[Requirement]: Single out the lines that include the word "Write". Copy them.

[Data shown]:

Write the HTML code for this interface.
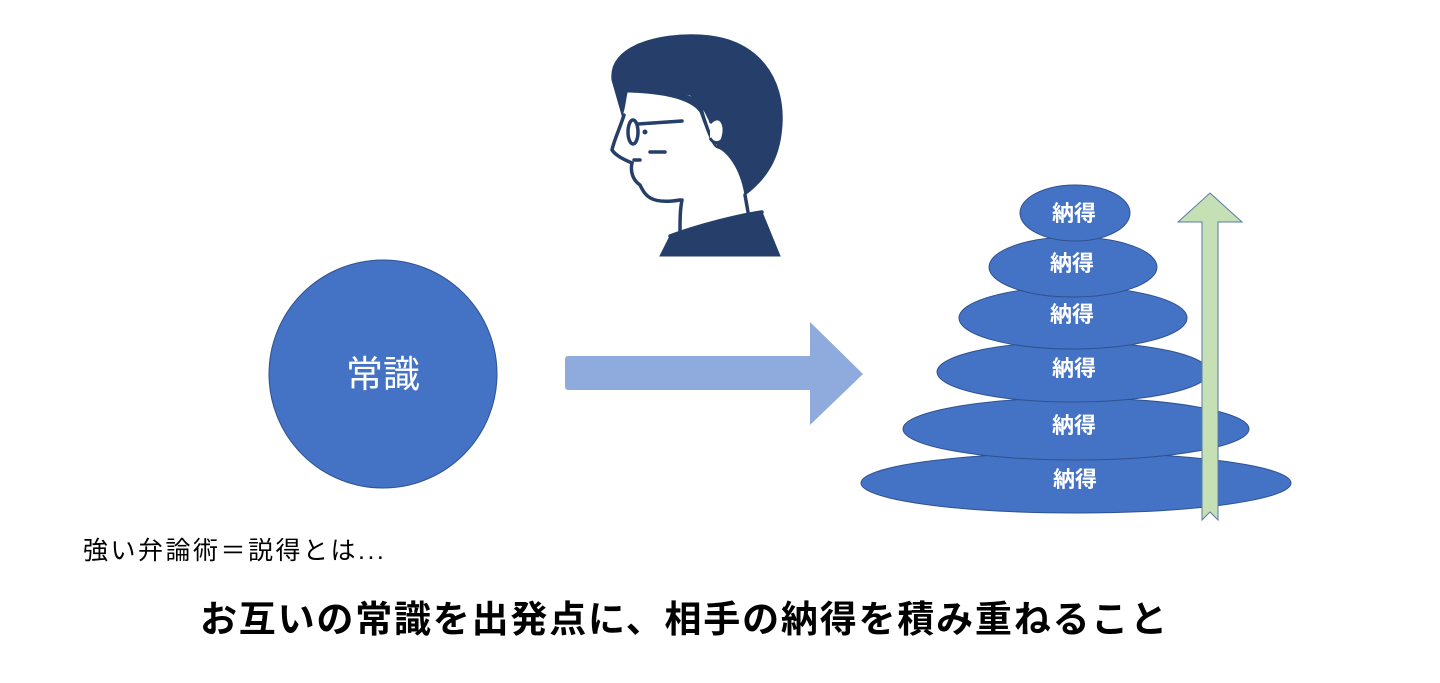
<!DOCTYPE html>
<html><head><meta charset="utf-8"><style>
body{margin:0;width:1440px;height:683px;background:#fff;overflow:hidden;position:relative;font-family:"Liberation Sans","Noto Sans CJK JP",sans-serif}
.t{position:absolute;white-space:nowrap;color:#000}
</style></head><body>
<svg width="1440" height="683" style="position:absolute;left:0;top:0">
<!-- person -->
<g fill="#263f6a" stroke="#263f6a">
<path d="M612,80 C608,45 660,33 700,35 C760,38 785,80 782,125 C780,160 765,180 745,195 C740,165 725,150 718,148 C712,120 700,100 690,95 C670,95 640,90 628,88 C625,100 625,110 622,115 Z"/>
<path d="M628,88 C660,90 690,95 700,100 C705,120 712,140 718,148 C712,148 705,125 700,112 C690,98 660,93 628,92 Z"/>
<path d="M660,256 L670,236 C700,225 740,215 762,212 L780,256 Z"/>
</g>
<g fill="none" stroke="#263f6a" stroke-width="3.5" stroke-linecap="round">
<path d="M624,115 C620,128 614,140 612,150 C616,156 625,160 632,163 C630,172 633,180 640,185 C645,195 650,205 680,200"/>
<path d="M682,200 C680,210 680,220 680,232"/>
<path d="M745,195 L748,212"/>
<path d="M670,236 C700,225 740,215 762,212"/>
<ellipse cx="633" cy="132" rx="5" ry="12"/>
<path d="M638,124 L682,121"/>
<path d="M650,152 L665,152"/>
<path d="M634,160 L640,160"/>
</g>
<circle cx="645" cy="132" r="2.5" fill="#263f6a"/>
<path d="M710,123 C720,112 728,125 722,140 C717,145 712,142 710,138" fill="#fff" stroke="#263f6a" stroke-width="3"/>
<!-- circle -->
<circle cx="383" cy="374" r="114" fill="#4472c4" stroke="#2f528f" stroke-width="1"/>
<!-- arrow -->
<path d="M568,356 L810,356 L810,322 L863,374 L810,425 L810,390 L568,390 Q565,390 565,386 L565,360 Q565,356 568,356 Z" fill="#8faadc"/>
<!-- ellipses -->
<g fill="#4472c4" stroke="#2f528f" stroke-width="1">
<ellipse cx="1076" cy="483" rx="215" ry="30"/>
<ellipse cx="1076" cy="429" rx="173" ry="31"/>
<ellipse cx="1073" cy="372" rx="136" ry="30"/>
<ellipse cx="1073" cy="318" rx="114" ry="31"/>
<ellipse cx="1073" cy="267" rx="84" ry="30"/>
<ellipse cx="1075" cy="213" rx="55" ry="28"/>
</g>
<g fill="#fff" font-size="22" font-weight="bold" font-family="Liberation Sans,Noto Sans CJK JP,sans-serif" text-anchor="middle">
<text x="1074" y="221">納得</text>
<text x="1072" y="271">納得</text>
<text x="1072" y="322">納得</text>
<text x="1074" y="376">納得</text>
<text x="1074" y="433">納得</text>
<text x="1075" y="487">納得</text>
</g>
<text x="383" y="387" fill="#fff" font-size="37" text-anchor="middle" font-family="Liberation Sans,Noto Sans CJK JP,sans-serif">常識</text>
<!-- green arrow -->
<path d="M1210,193 L1242,222 L1218,222 L1218,520 L1210,512 L1202,520 L1202,222 L1178,222 Z" fill="#c5e0b4" stroke="#5a7aa8" stroke-width="1"/>
</svg>
<div class="t" style="left:83px;top:531px;font-size:25px;letter-spacing:2.5px">強い弁論術＝説得とは...</div>
<div class="t" style="left:200px;top:589px;font-size:37px;font-weight:bold;letter-spacing:1.8px">お互いの常識を出発点に、相手の納得を積み重ねること</div>
</body></html>
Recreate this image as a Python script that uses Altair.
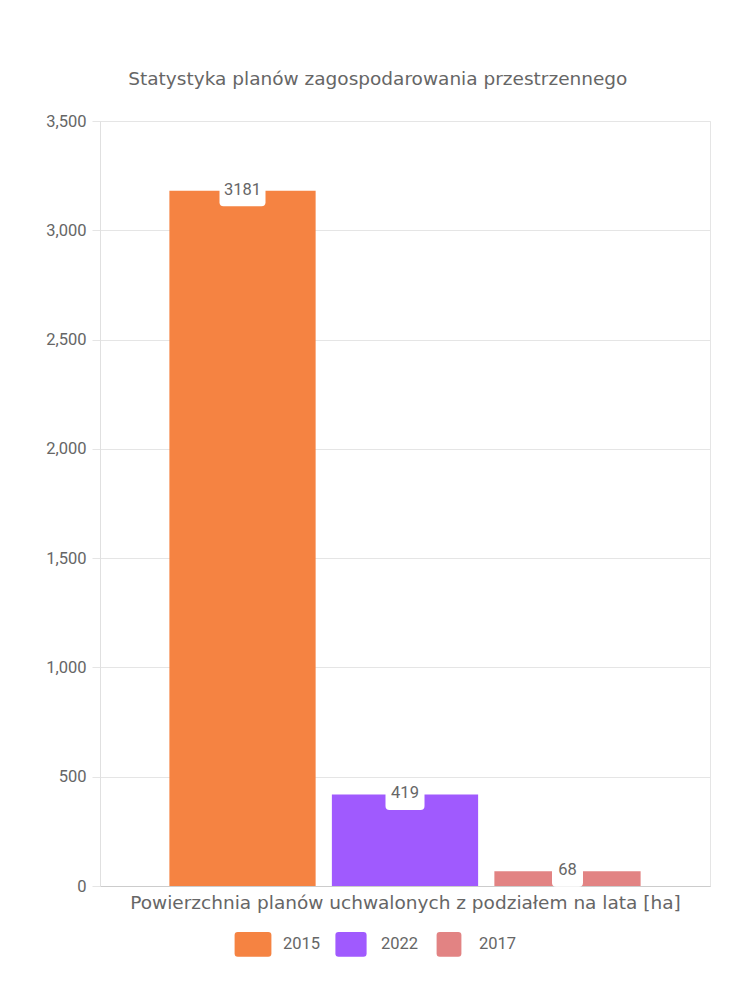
import altair as alt
import pandas as pd

years = ["2015", "2022", "2017"]
values = [3181, 419, 68]
colors = ["#f58342", "#a05afe", "#e28383"]

df = pd.DataFrame({"year": years, "value": values})

def rrect(hw, hh, r):
    return (f"M{-hw+r},{-hh} L{hw-r},{-hh} Q{hw},{-hh} {hw},{-hh+r} "
            f"L{hw},{hh-r} Q{hw},{hh} {hw-r},{hh} L{-hw+r},{hh} "
            f"Q{-hw},{hh} {-hw},{hh-r} L{-hw},{-hh+r} Q{-hw},{-hh} {-hw+r},{-hh} Z")

# label box shapes (unit = 25px since size=2500)
box_paths = [rrect(0.92, 0.62, 0.16), rrect(0.78, 0.62, 0.16), rrect(0.62, 0.62, 0.16)]
swatch_path = "M-1,-0.45 L1,-0.45 L1,0.45 L-1,0.45 Z"

FONT_T = "DejaVu Sans"
FONT_N = "Roboto"
GRAY = "#666666"

x = alt.X("year:N", sort=years,
          scale=alt.Scale(paddingInner=0.1, paddingOuter=0.427),
          axis=alt.Axis(labels=False, ticks=False, grid=False,
                        title="Powierzchnia planów uchwalonych z podziałem na lata [ha]",
                        titleFont=FONT_T, titleFontSize=18.5, titleFontWeight="normal",
                        titleColor=GRAY, titlePadding=7,
                        domainColor="#cccccc"))
y = alt.Y("value:Q",
          scale=alt.Scale(domain=[0, 3500], nice=False),
          axis=alt.Axis(values=list(range(0, 3501, 500)), format=",d", title=None,
                        labelFont=FONT_N, labelFontSize=16.5, labelColor=GRAY,
                        tickSize=8, tickColor="#e5e5e5", gridColor="#e5e5e5",
                        labelPadding=6, domainColor="#e0e0e0"))

bars = alt.Chart(df).mark_bar().encode(
    x=x, y=y,
    color=alt.Color("year:N", sort=years,
                    scale=alt.Scale(domain=years, range=colors),
                    legend=alt.Legend(title=None, orient="none", direction="horizontal",
                                      legendX=133, legendY=803,
                                      symbolType=swatch_path,
                                      symbolSize=1600, symbolStrokeWidth=0,
                                      labelFont=FONT_N, labelFontSize=16.5, labelColor=GRAY,
                                      labelOffset=10, columnPadding=10, symbolOpacity=1))
)

boxes = alt.Chart(df).mark_point(filled=True, opacity=1, size=2500, color="white").encode(
    x=alt.X("year:N", sort=years), y="value:Q",
    shape=alt.Shape("year:N", sort=years,
                    scale=alt.Scale(domain=years, range=box_paths), legend=None)
)

labels = alt.Chart(df).mark_text(font=FONT_N, fontSize=16.5, color=GRAY,
                                 baseline="middle", dy=-1).encode(
    x=alt.X("year:N", sort=years), y="value:Q", text="value:Q"
)

chart = alt.layer(bars, boxes, labels).properties(
    width=610, height=765,
    title=alt.TitleParams("Statystyka planów zagospodarowania przestrzennego",
                          font=FONT_T, fontSize=18.5, fontWeight="normal", color=GRAY,
                          anchor="middle", frame="bounds", offset=25),
    padding={"left": 92, "top": 113, "right": 32, "bottom": 100},
    autosize=alt.AutoSizeParams(type="none")
).configure_view(stroke="#e5e5e5").configure_legend(symbolType=swatch_path)

chart.save("out.html", embed_options={"renderer": "svg", "actions": False})
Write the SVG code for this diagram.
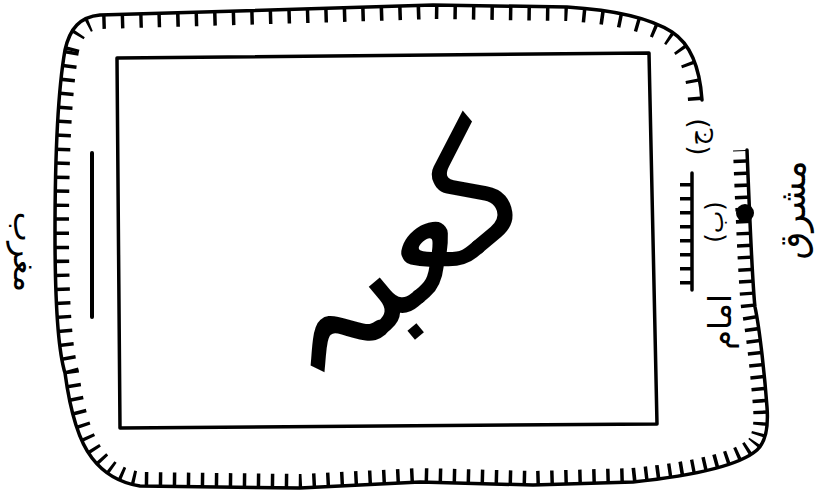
<svg xmlns="http://www.w3.org/2000/svg" width="826" height="499" viewBox="0 0 826 499">
<style>
.ln{fill:none;stroke:#000;stroke-linecap:round;stroke-linejoin:round}
.tk{fill:none;stroke:#000;stroke-width:28}
.ar{font-family:"DejaVu Sans","Noto Sans",sans-serif;fill:#000}
</style>
<defs>
<clipPath id="inside">
<path id="outerClosed" d="M702,100 C700,70 692,45 672,32 C650,18 615,10 567,7 L433,5 C350,8 200,12 100,15 C80,17 70,28 65,50 C58,90 55,150 55,233 C55,300 58,350 65,373 C70,410 78,440 92,458 C105,475 120,483 140,486 L300,488 L420,482 L533,485 L633,482 C700,475 740,465 757,450 C768,440 768,420 767,407 C765,380 760,330 755,307 C752,280 749,200 747,150 Z"/>
</clipPath>
</defs>
<rect width="826" height="499" fill="#fff"/>

<g id="haram-border">
<path class="ln" stroke-width="3.5" d="M702,100 C700,70 692,45 672,32 C650,18 615,10 567,7 L433,5 C350,8 200,12 100,15 C80,17 70,28 65,50 C58,90 55,150 55,233 C55,300 58,350 65,373 C70,410 78,440 92,458 C105,475 120,483 140,486 L300,488 L420,482 L533,485 L633,482 C700,475 740,465 757,450 C768,440 768,420 767,407 C765,380 760,330 755,307 C752,280 749,200 747,150"/>
<g clip-path="url(#inside)">
<path class="tk" stroke-dasharray="3.5 15" d="M702,100 C700,70 692,45 672,32 C650,18 615,10 567,7 L433,5 C350,8 200,12 100,15 C80,17 70,28 65,50"/>
<path class="tk" stroke-dasharray="3.5 10.5" d="M65,50 C58,90 55,150 55,233 C55,300 58,350 65,373 C70,410 78,440 92,458 C105,475 120,483 140,486 L300,488 L420,482 L533,485 L633,482"/>
<path class="tk" stroke-dasharray="3.5 8.5" d="M633,482 C700,475 740,465 757,450 C768,440 768,420 767,407 C765,380 760,330 755,307 C752,280 749,200 747,150"/>
</g>
</g>

<g id="kaaba">
<path class="ln" stroke-width="3.5" d="M117,58 L649,53 L657,424 L120,428 Z"/>
<text class="ar" font-size="160" text-anchor="middle" dominant-baseline="central" transform="translate(392,256) rotate(-40)">کعبہ</text>
</g>

<g id="west-line">
<path class="ln" stroke-width="4" d="M92,153 L92,317"/>
</g>

<g id="inner-ticks">
<path class="ln" stroke-width="3.5" d="M692,173 L692,290"/>
<path fill="none" stroke="#000" stroke-width="12" stroke-dasharray="3.5 10.5" d="M686,183 L686,290"/>
</g>

<g id="imam-dot">
<circle cx="745" cy="213" r="9" fill="#000"/>
</g>

<g id="labels">
<text class="ar" font-size="32" text-anchor="middle" dominant-baseline="central" transform="translate(25,252) rotate(90)">مغرب</text>
<text class="ar" font-size="36" text-anchor="middle" dominant-baseline="central" transform="translate(792,210) rotate(-90)">مشرق</text>
<text class="ar" font-size="26" text-anchor="middle" dominant-baseline="central" transform="translate(697,137) rotate(-90)">(ج)</text>
<text class="ar" font-size="24" text-anchor="middle" dominant-baseline="central" transform="translate(715,222) rotate(-90)">(ب)</text>
<text class="ar" font-size="32" text-anchor="middle" dominant-baseline="central" transform="translate(720,322) rotate(-90)">امام</text>
</g>
</svg>
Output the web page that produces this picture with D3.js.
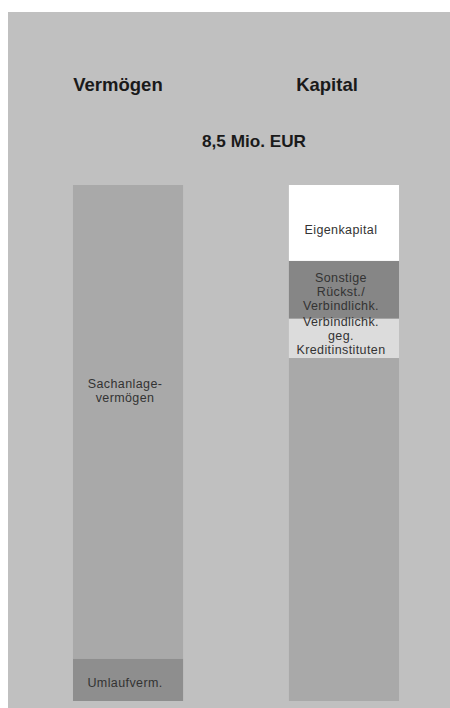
<!DOCTYPE html>
<html>
<head>
<meta charset="utf-8">
<script src="https://cdn.jsdelivr.net/npm/d3@7"></script>
<style>
  html, body { margin: 0; padding: 0; background: #ffffff; }
  svg { display: block; }
</style>
</head>
<body>
<svg id="chart" width="450" height="708"></svg>
<script>
// ---- Data (Mio. EUR) ----
const columns = ["Vermögen", "Kapital"];
const totalLabel = "8,5 Mio. EUR";
// stacked from bottom to top
const vermoegenNames  = ["Umlaufverm.", "Sachanlage-\nvermögen"];
const vermoegenValues = [0.7, 7.8];
const kapitalNames    = ["", "Verbindlichk.\ngeg.\nKreditinstituten", "Sonstige\nRückst./\nVerbindlichk.", "Eigenkapital"];
const kapitalValues   = [5.65, 0.65, 0.95, 1.25];
const yTicks = [0, 8.5];

// ---- Styling ----
const colors = {
  "Umlaufverm.": "#8e8e8e",
  "Sachanlage-\nvermögen": "#a9a9a9",
  "": "#a9a9a9",
  "Verbindlichk.\ngeg.\nKreditinstituten": "#dcdcdc",
  "Sonstige\nRückst./\nVerbindlichk.": "#868686",
  "Eigenkapital": "#ffffff"
};
const labelShift = {
  "Sachanlage-\nvermögen": -30.5,
  "Eigenkapital": 7.5,
  "Verbindlichk.\ngeg.\nKreditinstituten": -2,
  "Sonstige\nRückst./\nVerbindlichk.": 2,
  "Umlaufverm.": 3.5
};

const svg = d3.select("#chart");
const W = 450, H = 708;

svg.append("rect").attr("x", 8).attr("y", 12).attr("width", W - 8).attr("height", H - 12)
  .attr("fill", "#c0c0c0");

const x = d3.scaleBand().domain(columns).range([19, 453]).paddingInner(0.49).paddingOuter(0.25);
const y = d3.scaleLinear().domain(d3.extent(yTicks)).range([701, 185]);

const stacks = [
  { col: columns[0], names: vermoegenNames, values: vermoegenValues },
  { col: columns[1], names: kapitalNames, values: kapitalValues }
];

const fontFam = "'Liberation Sans', Arial, sans-serif";

stacks.forEach(s => {
  let acc = 0;
  const segs = s.values.map((v, i) => {
    const seg = { name: s.names[i], y0: acc, y1: acc + v };
    acc += v;
    return seg;
  });
  const g = svg.append("g");
  g.selectAll("rect").data(segs).join("rect")
    .attr("x", x(s.col))
    .attr("width", x.bandwidth())
    .attr("y", d => y(d.y1))
    .attr("height", d => y(d.y0) - y(d.y1))
    .attr("fill", d => colors[d.name]);

  segs.forEach(d => {
    if (!d.name) return;
    const lines = d.name.split("\n");
    const lh = 14;
    const cy = (y(d.y0) + y(d.y1)) / 2 + (labelShift[d.name] || 0);
    const t = g.append("text")
      .attr("text-anchor", "middle")
      .attr("font-family", fontFam)
      .attr("font-size", 12.5)
      .attr("letter-spacing", 0.4)
      .attr("fill", "#333333");
    lines.forEach((ln, k) => {
      t.append("tspan")
        .attr("x", x(s.col) + x.bandwidth() / 2 - 3)
        .attr("y", cy + (k - (lines.length - 1) / 2) * lh + 4)
        .text(ln);
    });
  });
});

// column headings
svg.append("text").attr("x", 118).attr("y", 91).attr("text-anchor", "middle")
  .attr("font-family", fontFam).attr("font-weight", "bold").attr("font-size", 18.5)
  .attr("fill", "#1a1a1a").text(columns[0]);
svg.append("text").attr("x", 327).attr("y", 91).attr("text-anchor", "middle")
  .attr("font-family", fontFam).attr("font-weight", "bold").attr("font-size", 18.5)
  .attr("fill", "#1a1a1a").text(columns[1]);
svg.append("text").attr("x", 254).attr("y", 147).attr("text-anchor", "middle")
  .attr("font-family", fontFam).attr("font-weight", "bold").attr("font-size", 17)
  .attr("textLength", 104).attr("lengthAdjust", "spacingAndGlyphs")
  .attr("fill", "#1a1a1a").text(totalLabel);
</script>
</body>
</html>
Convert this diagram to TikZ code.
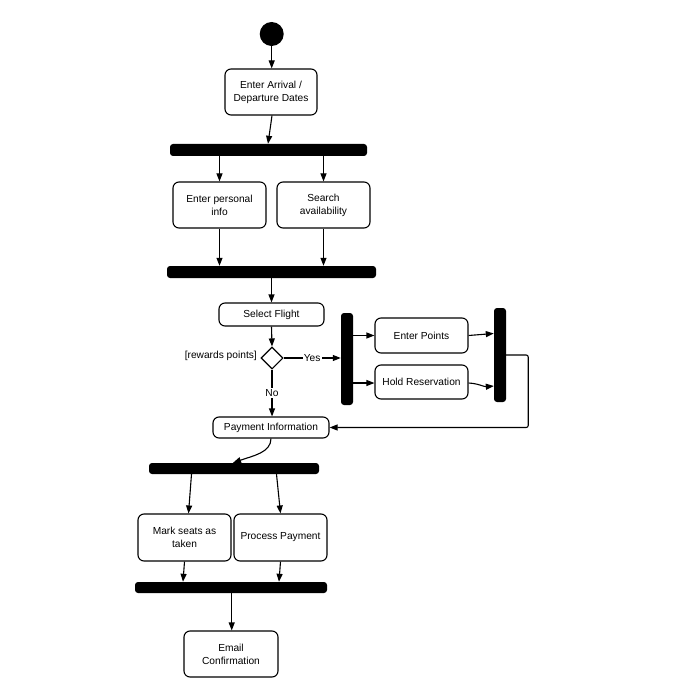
\documentclass[tikz,border=0pt]{standalone}
\usepackage{fontspec}
\setmainfont{Liberation Sans}
\usetikzlibrary{arrows.meta,shapes.geometric}
\begin{document}
\begin{tikzpicture}[x=1pt,y=-1pt,
  every node/.style={font=\fontsize{10.2pt}{13pt}\selectfont},
  act/.style={draw, line width=1.1pt, rounded corners=6pt, align=center, inner sep=0pt},
  bar/.style={fill=black, draw=none, rounded corners=3pt, inner sep=0pt},
  arr/.style={line width=1.1pt, -{Triangle[length=8pt,width=6pt]}},
  ln/.style={line width=1.1pt},
  lbl/.style={fill=white, inner sep=1pt}]
\useasboundingbox (0,0) rectangle (700,700);
\node[circle, fill=black, minimum size=24pt, inner sep=0pt] (start) at (271.7,34) {};
\node[act, minimum width=92pt, minimum height=46pt] (arr) at (271,92) {Enter Arrival /\\Departure Dates};
\node[bar, minimum width=197pt, minimum height=12pt] (fork1) at (268.5,150) {};
\node[act, minimum width=93pt, minimum height=46pt] (info) at (219.5,205) {Enter personal\\info};
\node[act, minimum width=93pt, minimum height=46pt] (search) at (323.5,205) {Search\\availability};
\node[bar, minimum width=209pt, minimum height=12pt] (join1) at (271.5,272) {};
\node[act, minimum width=105pt, minimum height=23pt] (select) at (271.5,314.5) {Select Flight};
\node[diamond, draw, line width=1.1pt, minimum width=22pt, minimum height=22pt, inner sep=0pt] (dec) at (272,358) {};
\node[anchor=east, inner sep=0pt] (rw) at (257,356) {[rewards points]};
\node[bar, minimum width=12pt, minimum height=92pt] (fork2) at (347,359) {};
\node[act, minimum width=93pt, minimum height=35pt] (points) at (421.5,335.5) {Enter Points};
\node[act, minimum width=93pt, minimum height=34pt] (hold) at (421.5,382) {Hold Reservation};
\node[bar, minimum width=12pt, minimum height=94pt] (join2) at (500,355) {};
\node[act, minimum width=116pt, minimum height=21pt] (pay) at (271,427.5) {Payment Information};
\node[bar, minimum width=170pt, minimum height=11pt] (fork3) at (234,468.5) {};
\node[act, minimum width=93pt, minimum height=47pt] (mark) at (184.5,537.5) {Mark seats as\\taken};
\node[act, minimum width=93pt, minimum height=47pt] (process) at (280.5,537.5) {Process Payment};
\node[bar, minimum width=192pt, minimum height=11pt] (join3) at (231,587.5) {};
\node[act, minimum width=94pt, minimum height=46pt] (email) at (231,654) {Email\\Confirmation};

\draw[arr] (start) -- (start.south |- arr.north);
\draw[arr] ([xshift=1pt]arr.south) -- ([xshift=-3pt]arr.south |- fork1.north);
\draw[arr] (info.north |- fork1.south) -- (info.north);
\draw[arr] (search.north |- fork1.south) -- (search.north);
\draw[arr] (info.south) -- (info.south |- join1.north);
\draw[arr] (search.south) -- (search.south |- join1.north);
\draw[arr] (join1.south -| select.north) -- (select.north);
\draw[arr] (select.south) -- (dec.north);
\draw[arr] (dec.east) -- node[lbl] {Yes} (dec.east -| fork2.west);
\draw[arr] (dec.south) -- node[lbl] {No} (dec.south |- pay.north);
\draw[arr] (fork2.east |- points.west) -- (points.west);
\draw[arr] ([yshift=-1pt]fork2.east |- hold.west) -- ([yshift=-1pt]hold.west);
\draw[arr] (points.east) -- ([yshift=2pt]points.east -| join2.west);
\draw[arr] ([yshift=-1pt]hold.east) to[out=-3,in=185] ([yshift=-4pt]hold.east -| join2.west);
\draw[ln,-{Triangle[length=8pt,width=6pt]}, rounded corners=2pt] (join2.east) -- ++(22,0) |- (pay.east);
\draw[arr] (pay.south) .. controls +(0,14) and +(20,-7) .. ([xshift=-1pt]fork3.north);
\draw[arr] ([xshift=7pt]mark.north |- fork3.south) -- ([xshift=4pt]mark.north);
\draw[arr] ([xshift=-4pt]process.north |- fork3.south) -- (process.north);
\draw[arr] (mark.south) -- ([xshift=-1.5pt]mark.south |- join3.north);
\draw[arr] (process.south) -- ([xshift=-1.5pt]process.south |- join3.north);
\draw[arr] ([xshift=0.7pt]email.north |- join3.south) -- ([xshift=0.7pt]email.north);
\end{tikzpicture}
\end{document}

[Exercise solution]:
Write the HTML code for this interface.
Write the SVG code for this diagram.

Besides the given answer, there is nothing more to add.